Health Minister Robin Swann has thanked Northern Ireland’s ‘courageous’ nurses and midwives for their ongoing contribution during the COVID-19 pandemic.
Speaking ahead of tomorrow’s International Nurses’ Day, the Health Minister recognised the critical role of the profession: “The COVID-19 pandemic is testing all of us, but nurses are on the front line. They are working tirelessly in our hospitals, primary care, care homes and right across all settings to keep our community safe.
“I know that there has been anxiety and worry across the profession as we face this public health crisis but I have also seen the courage and positivity of our nurses.
“They have been instrumental in our response to COVID-19. Their leadership, expertise and experience were key in the opening of our Nightingale Hospital, we have had over 700 nursing and midwifery students in their final six months of study join the workforce early and almost 1,000 nurses, nursing assistants and midwives have applied to return to the health service.
“While saying thank you can sometimes feel inadequate, the fact remains that we are truly thankful for everything that nurses and midwives do for us.”
Nurses celebrate International Nurses’ Day on the anniversary of the birth of Florence Nightingale (12 May), a founding leader of the profession and 2020 has also been designated the International Year of the Nurse and the Midwife, marking 200 years since the birth of Nightingale. The NI Executive is urging people to shine a light from their window at 8pm on Tuesday 12 May to mark the day and show their appreciation for all that nurses are doing to save and rebuild the lives of patients with coronavirus.
Thanking her profession Chief Nursing Officer Professor Charlotte McArdle said: “I have always been proud to be a nurse and this has become even more pronounced in the midst of this crisis.
“Our nurses have stepped forward to take on new roles or move into different settings, they have enabled changes to take place in our health service in a matter of days or weeks that would ordinarily have taken months or even years. They have risen to every challenge put in front of them.
“Nurses have been with patients every step of the way; whether that be nursing them to recovery or being at their side during their final moments and supporting loved ones to say goodbye.
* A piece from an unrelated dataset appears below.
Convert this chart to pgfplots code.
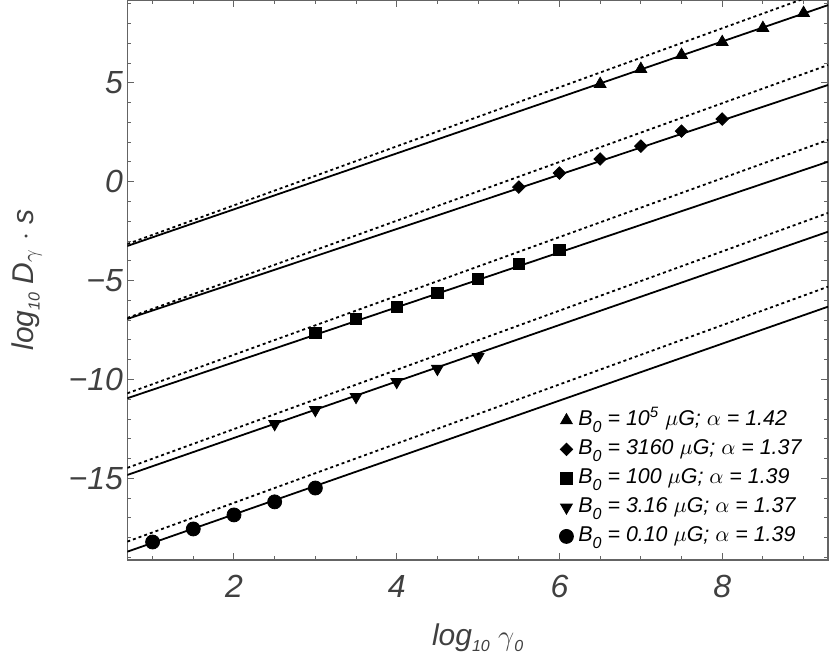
\documentclass[border=0pt]{standalone}
\usepackage{fontspec}
\setmainfont{Liberation Sans}
\usepackage{pgfplots}
\pgfplotsset{compat=1.18}
\usetikzlibrary{calc}
\definecolor{lab}{RGB}{64,64,64}
\definecolor{frame}{RGB}{100,100,100}
\newcommand{\lsub}[1]{\raisebox{-3.2pt}{\fontsize{8}{9}\selectfont #1}}
\begin{document}
\begin{tikzpicture}
\begin{axis}[
 scale only axis, width=350.35pt, height=280pt,
 xmin=0.689, xmax=9.30, ymin=-19.13, ymax=9.19,
 axis line style={frame, line width=0.6pt},
 every tick/.style={frame, line width=0.5pt},
 major tick length=3.5pt, minor tick length=2pt,
 tick align=inside, tick pos=both,
 xtick={2,4,6,8},
 minor xtick={1,1.5,2.5,3,3.5,4.5,5,5.5,6.5,7,7.5,8.5,9},
 ytick={-15,-10,-5,0,5}, yticklabels={−15,−10,−5,0,5},
 minor ytick={-19,-18,...,9},
 /pgf/number format/assume math mode=true,
 ticklabel style={font=\fontsize{16}{19}\selectfont\itshape, text=lab},
 xticklabel style={inner sep=0pt, yshift=-7.5pt},
 yticklabel style={inner sep=0pt, xshift=-2pt},
 xlabel={log\lsub{10} $\gamma$\lsub{0}},
 ylabel={log\lsub{10} D$_\gamma$ $\cdot$ s},
 label style={font=\fontsize{15}{18}\selectfont\itshape, text=lab},
 xlabel style={at={($(axis description cs:0.5,0)+(0,-42.5pt)$)}, anchor=base},
 ylabel style={at={($(axis description cs:0,0.5)+(-47pt,0)$)}, anchor=base, rotate=0},
 legend style={draw=none, fill=none, at={(0.6018,0.2741)}, anchor=north west,
   font=\fontsize{10.7}{13}\selectfont\itshape, row sep=1pt, inner sep=0pt,
   nodes={inner sep=1.5pt, text height=8pt, text depth=2.5pt}},
 legend cell align=left,
 legend image code/.code={\path[draw=none,fill=none] (-0.3cm,0) -- (4.5pt,0);\draw[#1] plot coordinates {(0cm,0cm)};},
]
% solid fits
\addplot[black, line width=0.9pt, forget plot] coordinates {(0.689,-3.25) (9.30,8.93)};
\addplot[black, line width=0.9pt, forget plot] coordinates {(0.689,-6.94) (9.30,4.89)};
\addplot[black, line width=0.9pt, forget plot] coordinates {(0.689,-10.95) (9.30,1.01)};
\addplot[black, line width=0.9pt, forget plot] coordinates {(0.689,-14.83) (9.30,-2.53)};
\addplot[black, line width=0.9pt, forget plot] coordinates {(0.689,-18.71) (9.30,-6.32)};
% dotted
\addplot[black, line width=0.9pt, dash pattern=on 1.5pt off 1.5pt, forget plot] coordinates {(0.689,-3.15) (9.30,9.70)};
\addplot[black, line width=0.9pt, dash pattern=on 1.5pt off 1.5pt, forget plot] coordinates {(0.689,-6.89) (9.30,5.90)};
\addplot[black, line width=0.9pt, dash pattern=on 1.5pt off 1.5pt, forget plot] coordinates {(0.689,-10.70) (9.30,2.11)};
\addplot[black, line width=0.9pt, dash pattern=on 1.5pt off 1.5pt, forget plot] coordinates {(0.689,-14.47) (9.30,-1.58)};
\addplot[black, line width=0.9pt, dash pattern=on 1.5pt off 1.5pt, forget plot] coordinates {(0.689,-18.2) (9.30,-5.31)};
% data
\addplot[only marks, mark=triangle*, mark size=3.4pt, black] coordinates {(6.5,4.94) (7,5.70) (7.5,6.41) (8,7.06) (8.5,7.77) (9,8.53)};
\addlegendentry{B\lsub{0} = 10\textsuperscript{5} $\mu$G; $\alpha$ = 1.42}
\addplot[only marks, mark=square*, mark size=2.2pt, mark options={rotate=45}, black] coordinates {(5.5,-0.27) (6,0.44) (6.5,1.15) (7,1.80) (7.5,2.56) (8,3.17)};
\addlegendentry{B\lsub{0} = 3160 $\mu$G; $\alpha$ = 1.37}
\addplot[only marks, mark=square*, mark size=2.8pt, black] coordinates {(3,-7.65) (3.5,-6.94) (4,-6.33) (4.5,-5.63) (5,-4.92) (5.5,-4.16) (6,-3.45)};
\addlegendentry{B\lsub{0} = 100 $\mu$G; $\alpha$ = 1.39}
\addplot[only marks, mark=triangle*, mark size=3.4pt, mark options={rotate=180}, black] coordinates {(2.5,-12.25) (3,-11.54) (3.5,-10.88) (4,-10.12) (4.5,-9.46) (5,-8.86)};
\addlegendentry{B\lsub{0} = 3.16 $\mu$G; $\alpha$ = 1.37}
\addplot[only marks, mark=*, mark size=3.5pt, black] coordinates {(1,-18.22) (1.5,-17.56) (2,-16.85) (2.5,-16.19) (3,-15.49)};
\addlegendentry{B\lsub{0} = 0.10 $\mu$G; $\alpha$ = 1.39}
\end{axis}
\pgfresetboundingbox
\path[use as bounding box] ($(current axis.south west)+(-63.65pt,-52pt)$) rectangle ($(current axis.north east)+(1pt,0pt)$);
\end{tikzpicture}
\end{document}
I know that families will always remember the nurses that helped them through the most difficult of times.
“This pandemic will take its toll on all of us but I urge nurses to do all that they can to look after themselves and each other.
“I would like to express my sincere gratitude to all my colleagues in health and social care, and in the independent sector. Happy International Nurses’ Day 2020.”
To pay homage to the work carried out by nurses and midwives, the Department has coordinated the illumination of historic buildings and monuments across Northern Ireland on the evening of 12 May 2020. Buildings will be illuminated blue, the colour of the nurse.